How to start this week without overbuilding

You do not need to instrument everything on day one. Start with the highest-leverage piece of content you publish and the highest-leverage offer you sell.

Pick the offer that pays the bills. Make sure every link to it from your content is unique enough that you can tell where the buyer came from. Pick the next ten pieces of content you publish. Track each one, by hand if you have to, against two columns: subscribers earned, offer sales attributed. After thirty days you will have more useful information than most creators get in a year of analytics.

That is the first move. The second is to stop running this in a spreadsheet and put it inside the platform you actually publish from, so the content, the audience, and the offer outcomes live in one product instead of three. That is the platform layer. It is also the thing that makes attribution actually compound, because every new post is connected to the rest of the system on the way out the door.

Why this is the missing layer in the solo creator stack

Most solo creator stacks have a tool for each surface and nothing connecting them. A scheduler. A doc tool. A newsletter platform. An analytics dashboard. A checkout. The reason attribution is hard is not that the data does not exist. It is that the stack is not designed to connect content to outcomes. Every tool is good at its own job and blind to the others.

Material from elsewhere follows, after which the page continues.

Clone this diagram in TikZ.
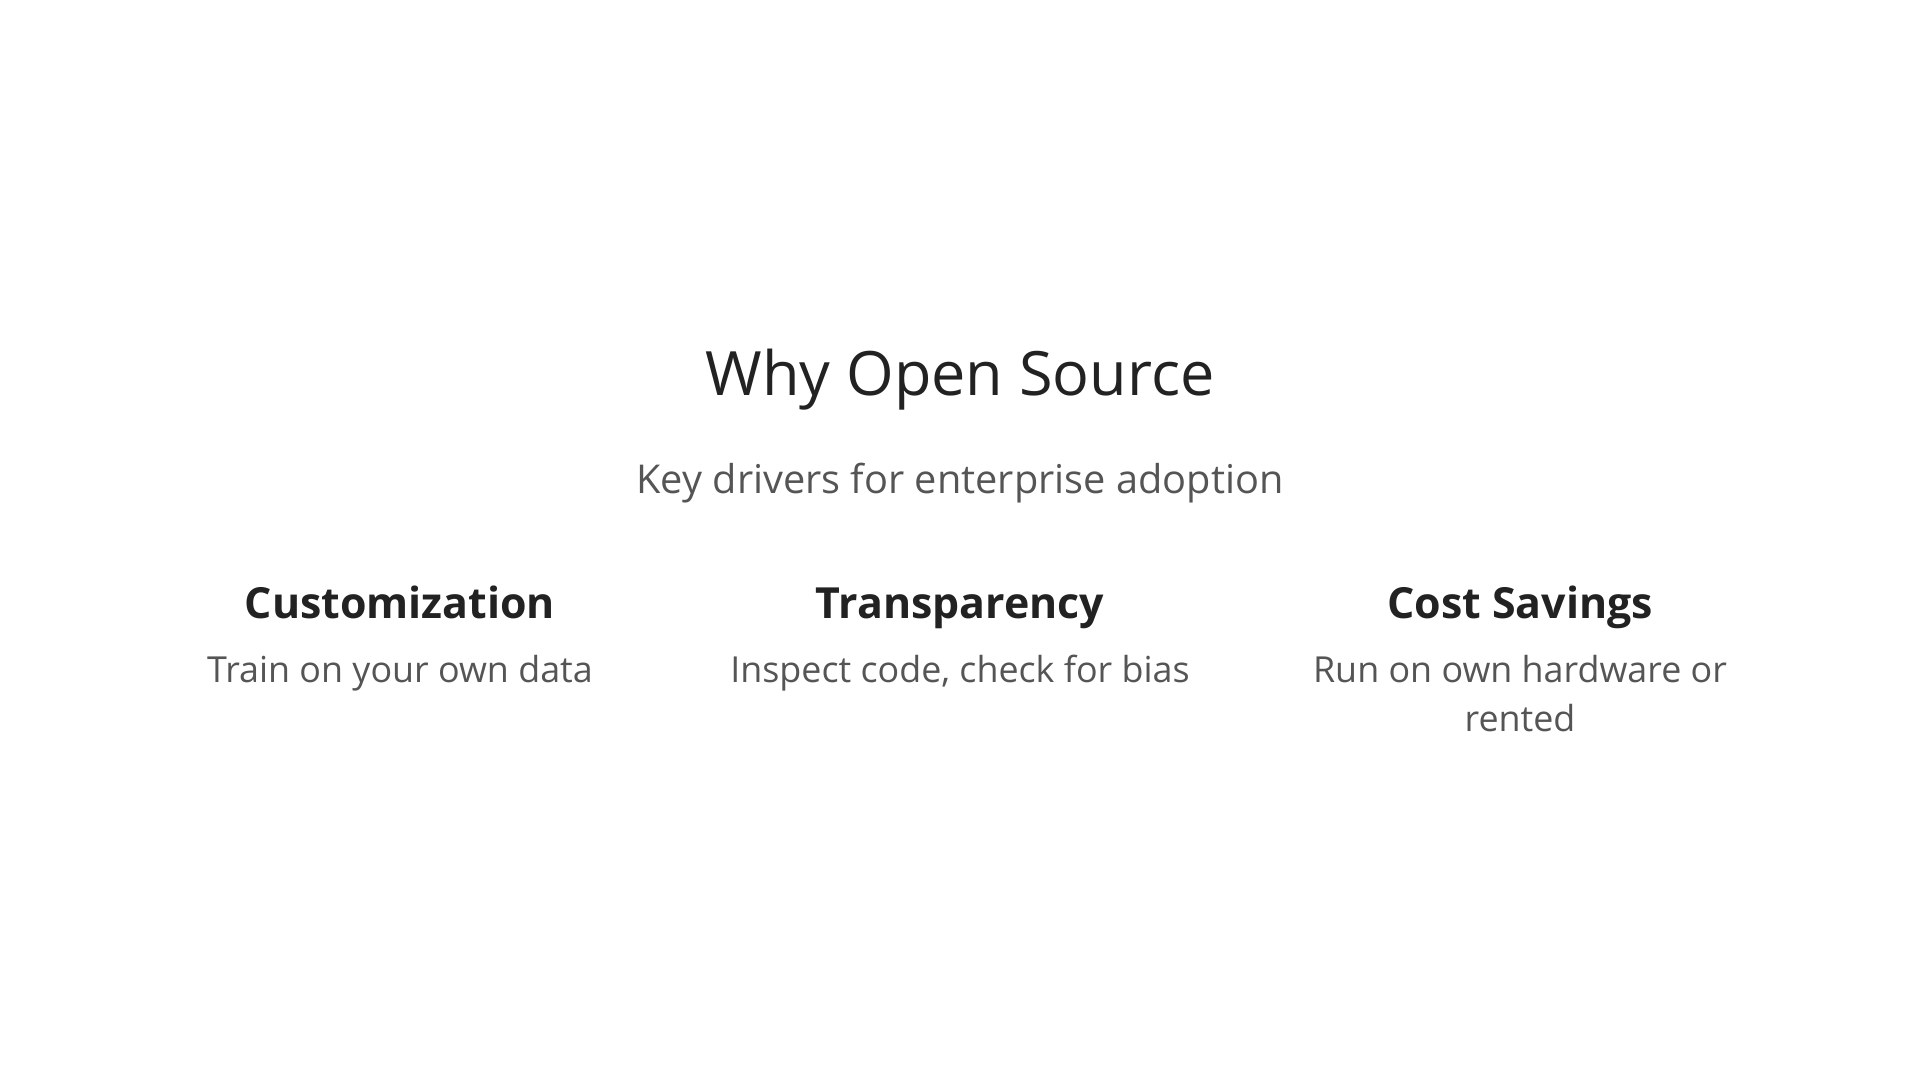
\documentclass[tikz,border=0pt]{standalone}
\usepackage{fontspec}
\setmainfont{Open Sans}
\usetikzlibrary{positioning}
\definecolor{ink}{HTML}{222222}
\definecolor{soft}{HTML}{555555}
\begin{document}
\begin{tikzpicture}
        \tikzset{heading/.style = {text=ink,anchor=base,font=\fontsize{12.2}{15}\selectfont\bfseries}}
        \tikzset{blurb/.style = {text=soft,font=\fontsize{10.2}{13.8}\selectfont,align=center,below=0.24cm of #1.base}}
        \useasboundingbox (0,0) rectangle (19.2,10.8);
        % title block
        \node[text=ink,font=\fontsize{17.4}{21}\selectfont] (title) at (9.6,7.0) {Why Open Source};
        \node[text=soft,font=\fontsize{11.3}{14}\selectfont] (sub) at (9.6,5.97) {Key drivers for enterprise adoption};
        % three drivers
        \node[heading] (custom) at (4.0,4.61) {Customization};
        \node[heading] (trans) at (9.6,4.61) {Transparency};
        \node[heading] (cost) at (15.2,4.61) {Cost Savings};
        \node[blurb=custom] (customtxt) {Train on your own data};
        \node[blurb=trans] (transtxt) {Inspect code, check for bias};
        \node[blurb=cost] (costtxt) {Run on own hardware or\\rented};
\end{tikzpicture}
\end{document}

A content operation platform inverts that. The point of running content, audience, and offers in one product is that attribution stops being a project. It becomes a property of the system. The post you published this morning already knows which subscribers it earned by the end of the week and whether the people who bought your offer this month read it. You stop running an attribution layer on the side. The platform is the attribution layer.

What changes when you have it

Three things, in order.

First, your editorial decisions get cleaner. You stop arguing with yourself about what to write next. The data tells you which themes earned subscribers and which ones moved the offer, and the next post is informed by that instead of by mood.

Second, your offer launches stop being prayer. You can see, in advance, which content is doing the work of warming up the audience. You can double down on the formats and channels that actually convert and let the rest go quiet during a launch window.

Third, the business gets calmer. The reason most solo creators feel chronically behind is that they are publishing into a fog. With attribution, the fog clears. Some posts stop getting written because the data shows they are noise. Other posts get written more often because the data shows they are doing the business. The output goes down. The outcome goes up.

That is the trade attribution offers. Less guessing. Less guilty publishing. More confidence that the next post you write is the one that actually moves the operation forward.

The short version

Content attribution for a solo creator is not enterprise marketing. It is the simple practice of connecting each post to the audience it earned and the offer it moved. It is the missing layer in almost every solo creator setup, because the typical stack of tools is not built to connect content to outcomes. Once it is in place, the editorial calendar gets sharper, launches stop being prayer, and the publishing finally has a point you can name in one sentence.

If you are running a business on your content and you cannot answer "which post sold the offer this month" with a real number, attribution is the next thing to fix. Start with one offer and one batch of posts. Then put it inside the platform you publish from, so it stops being a project and starts being how the operation works.